Data section:
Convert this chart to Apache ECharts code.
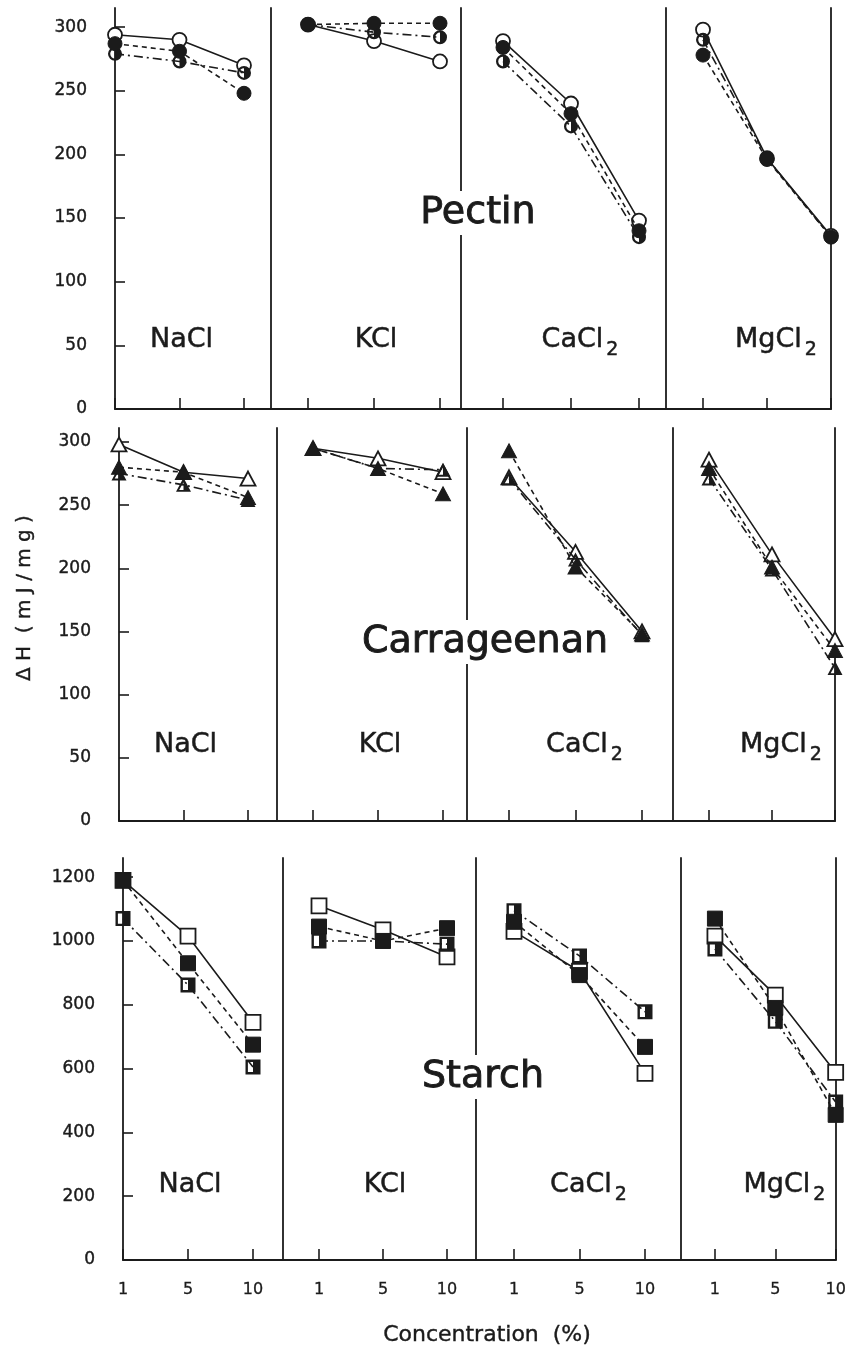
<!DOCTYPE html>
<html>
<head>
<meta charset="utf-8">
<title>Enthalpy of gelation vs. salt concentration</title>
<script src="https://cdn.jsdelivr.net/npm/echarts@6/dist/echarts.min.js"></script>
<style>
  html, body { margin: 0; padding: 0; background: #ffffff; }
  #chart { width: 849px; height: 1351px; }
</style>
</head>
<body>
<div id="chart"></div>
<script>
// ---- data -------------------------------------------------------------
// salt concentration levels (%) on every panel's x axis
const concentrations = ['1', '5', '10'];
const salts = ['NaCl', 'KCl', 'CaCl2', 'MgCl2'];
const polymers = ['Pectin', 'Carrageenan', 'Starch'];

// y-axis tick labels, ΔH in mJ/mg
const pectinTicks = [0, 50, 100, 150, 200, 250, 300];
const carrageenanTicks = [0, 50, 100, 150, 200, 250, 300];
const starchTicks = [0, 200, 400, 600, 800, 1000, 1200];

// ΔH (mJ/mg) at 1, 5, 10 % for NaCl, KCl, CaCl2, MgCl2
// set A: solid line, open markers
// set B: dashed line, filled markers
// set C: dash-dot line, half-filled markers
const pectinA = [[294, 290, 270], [302, 289, 273], [289, 240, 148], [298, 197, 136]];
const pectinB = [[287, 281, 248], [302, 303, 303], [284, 232, 140], [278, 196, 135]];
const pectinC = [[279, 273, 264], [302, 296, 292], [273, 222, 135], [290, 197, 135]];

const carrageenanA = [[298, 276, 271], [295, 287, 276], [272, 213, 150], [286, 211, 144]];
const carrageenanB = [[280, 276, 256], [295, 279, 259], [293, 201, 148], [279, 201, 135]];
const carrageenanC = [[275, 266, 254], [295, 279, 278], [271, 207, 147], [271, 199, 121]];

const starchA = [[1190, 1015, 745], [1110, 1035, 950], [1030, 905, 585], [1015, 830, 588]];
const starchB = [[1190, 930, 675], [1045, 1000, 1040], [1060, 893, 668], [1070, 790, 455]];
const starchC = [[1070, 862, 605], [1000, 1000, 990], [1095, 953, 778], [975, 748, 495]];

// ---- layout -----------------------------------------------------------
const INK = '#1b1b1b';
const FONT = '"DejaVu Sans", "Liberation Sans", sans-serif';

// per row: plot top / baseline, axis max, and for every panel
// [left edge, right edge, x of the 1 % tick, x of the 10 % tick]
const rowLayout = [
  { top: 8, base: 409, max: 315, titleX: 478, titleY: 213, saltY: 341,
    panels: [[115, 271, 115, 244], [271, 461, 308, 440], [461, 666, 503, 639], [666, 831, 703, 831]] },
  { top: 428, base: 821, max: 311, titleX: 485, titleY: 642, saltY: 746,
    panels: [[119, 277, 119, 248], [277, 467, 313, 443], [467, 673, 509, 642], [673, 835, 709, 835]] },
  { top: 858, base: 1260, max: 1260, titleX: 483, titleY: 1077, saltY: 1186,
    panels: [[123, 283, 123, 253], [283, 476, 319, 447], [476, 681, 514, 645], [681, 836, 715, 836]] }
];
const saltLabelShift = [2, 2, 9, 9];

const rowData = [
  { ticks: pectinTicks, sets: [pectinA, pectinC, pectinB], symbol: 'circle' },
  { ticks: carrageenanTicks, sets: [carrageenanA, carrageenanC, carrageenanB], symbol: 'triangle' },
  { ticks: starchTicks, sets: [starchA, starchC, starchB], symbol: 'rect' }
];

// half-filled marker outlines: outer shape with the left half cut out
const halfSymbols = {
  circle: 'path://M5 0A5 5 0 1 1 5 10A5 5 0 1 1 5 0ZM5 1.6A3.4 3.4 0 0 0 5 8.4Z',
  triangle: 'path://M5 0L10 10L0 10ZM5 3.2L2.1 8.6L5 8.6Z',
  rect: 'path://M0 0L10 0L10 10L0 10ZM1.6 1.6L1.6 8.4L5 8.4L5 1.6Z'
};
const symbolSizes = { circle: 14, triangle: [15, 14], rect: [15, 15] };

// draw order A (open), C (half), B (filled on top)
const setStyles = [
  { kind: 'open', dash: 'solid' },
  { kind: 'half', dash: [9, 4, 2, 4] },
  { kind: 'filled', dash: [5, 4] }
];

// ---- option -----------------------------------------------------------
const grids = [], xAxes = [], yAxes = [], series = [], graphics = [];
const extraY = [];

rowLayout.forEach((row, r) => {
  const info = rowData[r];
  row.panels.forEach((p, c) => {
    const idx = r * 4 + c;
    const [L, R, p1, p10] = p;
    const step = (p10 - p1) / 2;

    grids.push({ left: L, top: row.top, width: R - L, height: row.base - row.top });

    xAxes.push({
      type: 'value', gridIndex: idx,
      min: (L - p1) / step, max: (R - p1) / step,
      axisLine: { show: true, onZero: false, lineStyle: { color: INK, width: 1.8 } },
      axisTick: { show: true, inside: true, length: 11, customValues: [0, 1, 2],
                  lineStyle: { color: INK, width: 1.6 } },
      axisLabel: { show: r === 2, customValues: [0, 1, 2], margin: 22,
                   formatter: v => concentrations[Math.round(v)],
                   color: INK, fontSize: 16, fontFamily: FONT,
                   textBorderColor: INK, textBorderWidth: 0.3 },
      splitLine: { show: false }
    });

    yAxes.push({
      type: 'value', gridIndex: idx, min: 0, max: row.max,
      axisLine: { show: true, onZero: false, lineStyle: { color: INK, width: 1.8 } },
      axisTick: { show: c === 0, inside: true, length: 10, customValues: info.ticks,
                  lineStyle: { color: INK, width: 1.6 } },
      axisLabel: { show: c === 0, customValues: info.ticks, margin: 28,
                   formatter: v => String(v),
                   color: INK, fontSize: 17, fontFamily: FONT,
                   textBorderColor: INK, textBorderWidth: 0.4 },
      splitLine: { show: false }
    });

    if (c === 3) {
      extraY.push({
        type: 'value', gridIndex: idx, position: 'right', min: 0, max: row.max,
        axisLine: { show: true, onZero: false, lineStyle: { color: INK, width: 1.8 } },
        axisTick: { show: false }, axisLabel: { show: false }, splitLine: { show: false }
      });
    }

    info.sets.forEach((set, k) => {
      const st = setStyles[k];
      const base = info.symbol;
      let symbol = base, item;
      if (st.kind === 'open') {
        item = { color: '#ffffff', borderColor: INK, borderWidth: 1.8 };
      } else if (st.kind === 'filled') {
        item = { color: INK, borderColor: INK, borderWidth: 1 };
      } else {
        symbol = halfSymbols[base];
        item = { color: INK, borderWidth: 0 };
      }
      series.push({
        type: 'line', xAxisIndex: idx, yAxisIndex: idx,
        data: set[c].map((v, i) => [i, v]),
        symbol: symbol, symbolSize: symbolSizes[base], showAllSymbol: true,
        itemStyle: item,
        lineStyle: { color: INK, width: 1.6, type: st.dash },
        emphasis: { disabled: true },
        silent: true, animation: false, z: 2 + k
      });
    });

    // salt name under the curves, centred on the 5 % position
    const name = salts[c];
    const m = name.match(/^(.*?)(\d+)$/);
    const text = m ? '{m|' + m[1] + '}{s|' + m[2] + '}' : '{m|' + name + '}';
    graphics.push({
      type: 'text', z: 1,
      style: {
        text: text, x: p1 + step + saltLabelShift[c], y: row.saltY,
        align: 'center', verticalAlign: 'middle', fill: INK,
        rich: {
          m: { fontSize: 27, fontFamily: FONT, lineHeight: 30, verticalAlign: 'top',
               fill: INK, stroke: INK, lineWidth: 0.5 },
          s: { fontSize: 19, fontFamily: FONT, lineHeight: 19, verticalAlign: 'top',
               padding: [15, 0, 0, 3], fill: INK, stroke: INK, lineWidth: 0.5 }
        }
      }
    });
  });

  // polymer name, with a white box that breaks the panel divider behind it
  graphics.push({
    type: 'text', z: 1,
    style: {
      text: polymers[r], x: row.titleX, y: row.titleY,
      align: 'center', verticalAlign: 'middle',
      fontSize: 38, fontFamily: FONT, fill: INK,
      stroke: INK, lineWidth: 0.9,
      backgroundColor: '#ffffff', padding: [3, 6]
    }
  });
});

// shared axis titles
graphics.push({
  type: 'text', x: 25, y: 598, rotation: Math.PI / 2,
  style: { text: 'Δ H  ( m J / m g )', align: 'center', verticalAlign: 'middle',
           fontSize: 20, fontFamily: FONT, fill: INK, stroke: INK, lineWidth: 0.4 }
});
graphics.push({
  type: 'text', x: 487, y: 1335,
  style: { text: 'Concentration  (%)', align: 'center', verticalAlign: 'middle',
           fontSize: 22, fontFamily: FONT, fill: INK, stroke: INK, lineWidth: 0.4 }
});

const option = {
  backgroundColor: '#ffffff',
  animation: false,
  grid: grids,
  xAxis: xAxes,
  yAxis: yAxes.concat(extraY),
  series: series,
  graphic: graphics
};

const chart = echarts.init(document.getElementById('chart'), null, { renderer: 'canvas' });
chart.setOption(option);
</script>
</body>
</html>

Given problem:
Make an exact copy of the lines from the top of the material through the line with "const starchTicks = [0, 200, 400, 600, 800, 1000, 1200];", pictures excluded.

Written solution:
Convert this chart to Apache ECharts code.
<!DOCTYPE html>
<html>
<head>
<meta charset="utf-8">
<title>Enthalpy of gelation vs. salt concentration</title>
<script src="https://cdn.jsdelivr.net/npm/echarts@6/dist/echarts.min.js"></script>
<style>
  html, body { margin: 0; padding: 0; background: #ffffff; }
  #chart { width: 849px; height: 1351px; }
</style>
</head>
<body>
<div id="chart"></div>
<script>
// ---- data -------------------------------------------------------------
// salt concentration levels (%) on every panel's x axis
const concentrations = ['1', '5', '10'];
const salts = ['NaCl', 'KCl', 'CaCl2', 'MgCl2'];
const polymers = ['Pectin', 'Carrageenan', 'Starch'];

// y-axis tick labels, ΔH in mJ/mg
const pectinTicks = [0, 50, 100, 150, 200, 250, 300];
const carrageenanTicks = [0, 50, 100, 150, 200, 250, 300];
const starchTicks = [0, 200, 400, 600, 800, 1000, 1200];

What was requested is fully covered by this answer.